GIVEN INSTRUCTION
In the records below, pick out all lines containing the word "this".

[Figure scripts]
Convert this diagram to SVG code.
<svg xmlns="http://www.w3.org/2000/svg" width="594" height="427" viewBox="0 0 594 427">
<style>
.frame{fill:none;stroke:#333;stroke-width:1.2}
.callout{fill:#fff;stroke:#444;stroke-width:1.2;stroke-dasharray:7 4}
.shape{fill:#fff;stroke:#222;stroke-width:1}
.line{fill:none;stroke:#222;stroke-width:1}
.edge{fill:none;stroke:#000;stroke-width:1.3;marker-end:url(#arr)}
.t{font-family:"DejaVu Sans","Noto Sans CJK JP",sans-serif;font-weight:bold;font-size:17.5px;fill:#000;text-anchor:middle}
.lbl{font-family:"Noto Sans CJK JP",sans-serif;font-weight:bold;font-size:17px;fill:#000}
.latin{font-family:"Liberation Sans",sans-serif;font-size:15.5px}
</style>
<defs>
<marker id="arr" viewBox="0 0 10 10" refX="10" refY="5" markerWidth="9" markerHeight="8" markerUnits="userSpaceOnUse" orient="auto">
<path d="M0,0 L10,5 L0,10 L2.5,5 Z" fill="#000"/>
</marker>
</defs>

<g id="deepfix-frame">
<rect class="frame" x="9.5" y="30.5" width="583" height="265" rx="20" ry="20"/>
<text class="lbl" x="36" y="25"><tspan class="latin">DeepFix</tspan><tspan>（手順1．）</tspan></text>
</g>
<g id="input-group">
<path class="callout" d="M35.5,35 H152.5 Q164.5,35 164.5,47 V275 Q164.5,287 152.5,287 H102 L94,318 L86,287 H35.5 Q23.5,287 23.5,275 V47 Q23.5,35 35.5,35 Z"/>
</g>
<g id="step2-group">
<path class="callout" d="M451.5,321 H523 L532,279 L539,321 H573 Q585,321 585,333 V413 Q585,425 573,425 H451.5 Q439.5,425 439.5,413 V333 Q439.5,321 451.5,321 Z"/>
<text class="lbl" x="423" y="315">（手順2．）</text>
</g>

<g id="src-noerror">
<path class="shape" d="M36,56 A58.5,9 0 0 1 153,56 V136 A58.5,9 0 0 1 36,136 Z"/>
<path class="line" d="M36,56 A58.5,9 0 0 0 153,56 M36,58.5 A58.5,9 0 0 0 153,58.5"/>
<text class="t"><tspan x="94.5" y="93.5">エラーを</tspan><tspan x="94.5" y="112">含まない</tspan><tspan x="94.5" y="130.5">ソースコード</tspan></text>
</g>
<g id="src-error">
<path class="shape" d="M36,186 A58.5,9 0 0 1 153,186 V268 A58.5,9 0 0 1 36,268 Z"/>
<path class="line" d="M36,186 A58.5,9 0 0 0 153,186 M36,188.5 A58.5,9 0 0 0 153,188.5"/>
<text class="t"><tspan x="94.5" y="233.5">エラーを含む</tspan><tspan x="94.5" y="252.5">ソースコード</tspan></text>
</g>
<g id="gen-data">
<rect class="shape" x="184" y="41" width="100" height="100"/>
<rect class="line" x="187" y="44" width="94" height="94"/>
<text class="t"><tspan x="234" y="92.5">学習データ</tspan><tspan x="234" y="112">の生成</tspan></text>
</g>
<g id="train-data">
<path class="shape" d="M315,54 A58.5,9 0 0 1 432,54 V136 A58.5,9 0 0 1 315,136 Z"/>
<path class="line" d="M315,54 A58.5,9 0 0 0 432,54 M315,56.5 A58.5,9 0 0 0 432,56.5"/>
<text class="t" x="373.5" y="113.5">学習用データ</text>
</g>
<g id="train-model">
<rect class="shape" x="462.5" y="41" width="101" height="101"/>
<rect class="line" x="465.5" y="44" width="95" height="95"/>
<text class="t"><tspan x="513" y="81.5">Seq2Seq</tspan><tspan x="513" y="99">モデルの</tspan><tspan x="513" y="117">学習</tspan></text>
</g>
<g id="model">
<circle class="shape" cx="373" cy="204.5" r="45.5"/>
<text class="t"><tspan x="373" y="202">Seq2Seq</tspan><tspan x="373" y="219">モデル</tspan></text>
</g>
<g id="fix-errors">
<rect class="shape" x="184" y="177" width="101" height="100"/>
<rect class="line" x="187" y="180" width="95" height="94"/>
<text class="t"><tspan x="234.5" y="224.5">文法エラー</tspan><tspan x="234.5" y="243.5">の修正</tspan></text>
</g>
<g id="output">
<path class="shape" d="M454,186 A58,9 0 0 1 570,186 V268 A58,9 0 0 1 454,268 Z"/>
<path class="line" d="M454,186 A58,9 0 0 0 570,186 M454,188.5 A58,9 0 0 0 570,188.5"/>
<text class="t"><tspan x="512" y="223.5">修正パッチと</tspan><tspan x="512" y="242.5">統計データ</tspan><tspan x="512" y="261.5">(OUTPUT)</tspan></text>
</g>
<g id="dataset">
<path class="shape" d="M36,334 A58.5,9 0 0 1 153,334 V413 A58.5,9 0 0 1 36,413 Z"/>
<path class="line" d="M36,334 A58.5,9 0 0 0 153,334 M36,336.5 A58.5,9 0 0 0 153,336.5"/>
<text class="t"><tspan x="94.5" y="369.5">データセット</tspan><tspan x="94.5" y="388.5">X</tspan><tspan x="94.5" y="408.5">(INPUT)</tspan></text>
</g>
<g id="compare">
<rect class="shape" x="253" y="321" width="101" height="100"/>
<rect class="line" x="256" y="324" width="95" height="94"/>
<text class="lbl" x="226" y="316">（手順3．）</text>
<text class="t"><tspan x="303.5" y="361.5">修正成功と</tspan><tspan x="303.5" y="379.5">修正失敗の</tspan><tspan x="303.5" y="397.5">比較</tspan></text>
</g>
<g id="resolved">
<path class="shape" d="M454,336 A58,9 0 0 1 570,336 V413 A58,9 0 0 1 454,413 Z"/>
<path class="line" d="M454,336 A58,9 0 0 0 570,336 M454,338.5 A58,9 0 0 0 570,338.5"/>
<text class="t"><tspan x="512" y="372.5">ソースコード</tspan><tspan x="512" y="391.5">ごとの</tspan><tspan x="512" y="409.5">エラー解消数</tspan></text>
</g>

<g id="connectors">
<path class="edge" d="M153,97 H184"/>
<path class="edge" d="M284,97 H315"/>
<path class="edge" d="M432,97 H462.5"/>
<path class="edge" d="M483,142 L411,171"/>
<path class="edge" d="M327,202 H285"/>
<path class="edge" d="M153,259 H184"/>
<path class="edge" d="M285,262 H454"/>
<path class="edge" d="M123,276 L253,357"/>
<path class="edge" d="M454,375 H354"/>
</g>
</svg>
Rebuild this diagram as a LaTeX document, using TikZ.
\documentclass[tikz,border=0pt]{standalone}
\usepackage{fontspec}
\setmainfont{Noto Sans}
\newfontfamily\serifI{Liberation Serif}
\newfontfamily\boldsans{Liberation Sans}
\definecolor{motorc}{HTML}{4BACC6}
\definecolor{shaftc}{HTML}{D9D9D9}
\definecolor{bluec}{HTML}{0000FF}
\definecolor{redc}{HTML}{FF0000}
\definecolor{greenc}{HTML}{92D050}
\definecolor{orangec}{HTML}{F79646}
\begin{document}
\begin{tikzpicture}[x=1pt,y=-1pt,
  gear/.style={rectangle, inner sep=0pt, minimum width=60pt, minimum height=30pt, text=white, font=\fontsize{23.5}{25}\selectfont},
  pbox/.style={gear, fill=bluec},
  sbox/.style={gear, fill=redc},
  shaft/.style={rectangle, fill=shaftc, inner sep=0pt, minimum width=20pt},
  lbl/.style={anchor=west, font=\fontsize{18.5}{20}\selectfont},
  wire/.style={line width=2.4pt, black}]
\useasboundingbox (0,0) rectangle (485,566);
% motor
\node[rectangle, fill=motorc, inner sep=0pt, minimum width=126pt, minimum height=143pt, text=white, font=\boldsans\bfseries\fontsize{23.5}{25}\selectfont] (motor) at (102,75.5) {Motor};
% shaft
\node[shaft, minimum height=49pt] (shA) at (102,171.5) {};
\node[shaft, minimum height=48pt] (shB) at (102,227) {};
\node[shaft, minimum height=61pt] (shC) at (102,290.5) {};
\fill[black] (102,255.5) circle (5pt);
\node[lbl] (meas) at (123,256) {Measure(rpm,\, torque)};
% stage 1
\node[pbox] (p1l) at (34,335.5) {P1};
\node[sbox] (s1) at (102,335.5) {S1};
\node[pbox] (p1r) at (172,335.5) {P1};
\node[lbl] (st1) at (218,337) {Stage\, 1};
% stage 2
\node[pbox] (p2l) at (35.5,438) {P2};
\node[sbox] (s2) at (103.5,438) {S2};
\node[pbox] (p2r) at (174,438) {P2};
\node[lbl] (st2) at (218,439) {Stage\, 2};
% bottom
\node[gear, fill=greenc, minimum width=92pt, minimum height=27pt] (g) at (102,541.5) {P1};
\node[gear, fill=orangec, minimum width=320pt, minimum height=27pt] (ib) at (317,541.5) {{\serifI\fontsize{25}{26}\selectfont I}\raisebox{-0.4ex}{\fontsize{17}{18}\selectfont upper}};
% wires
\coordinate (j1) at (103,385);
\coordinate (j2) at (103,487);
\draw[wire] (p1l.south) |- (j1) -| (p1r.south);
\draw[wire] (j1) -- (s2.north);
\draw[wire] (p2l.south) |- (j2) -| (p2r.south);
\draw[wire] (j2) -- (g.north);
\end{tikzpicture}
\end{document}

COMPLETED EXERCISE
Convert this diagram to SVG code.
Rebuild this diagram as a LaTeX document, using TikZ.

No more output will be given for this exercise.